# 14.8: A First Order Differential Equation

Solve \(\dot y + 2y = 3te^t\) with initial condition \(y_0=0\).

If you are in good practice with solving this type of equation, you will probably multiply it through by \(e^{2t}\), so that it becomes

\[\frac{d}{dt}\left(ye^{2t}\right) = 3te^{3t},\]

from which \(y = (t-\frac{1}{3})e^t + Ce^{-2t}.\)

(You can now substitute this back into the original differential equation, to verify that it is indeed the correct solution.)

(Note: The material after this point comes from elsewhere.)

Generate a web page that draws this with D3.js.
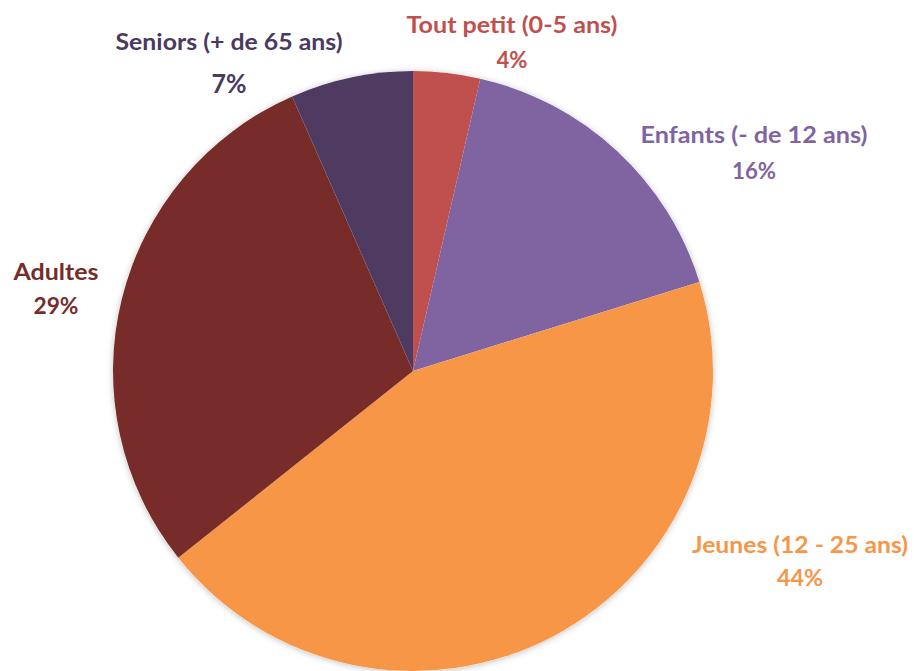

With the given initial condition, it is quickly found that \(C=\frac{1}{3}\) so that the solution is

\[y = te^t -\frac{1}{3}e^t + \frac{1}{3} e^{-2t}.\]

Now, here's the same solution, using Laplace transforms.

We take the Laplace transform of both sides of the original differential equation:

\[s\bar{y} +2\bar{y} = 3 \textbf{L}(te^t) = \frac{3}{(s-1)^2}.\]

Thus

\[\bar{y} = \frac{3}{(s+2)(s-1)^2}.\]

Partial fractions:

\[\bar{y} = \frac{1}{3} \left( \frac{1}{s+2} \right) - \frac{1}{3} \left( \frac{1}{s-1} \right) + \frac{1}{(s-1)^2}.\]

Inverse transforms:

\[y=\frac{1}{3} e^{-2t} - \frac{1}{3} e^t +te^t.\]

You will probably admit that you can follow this, but will say that you can do this at speed only after a great deal of practice with many similar equations. But this is equally true of the first method, too.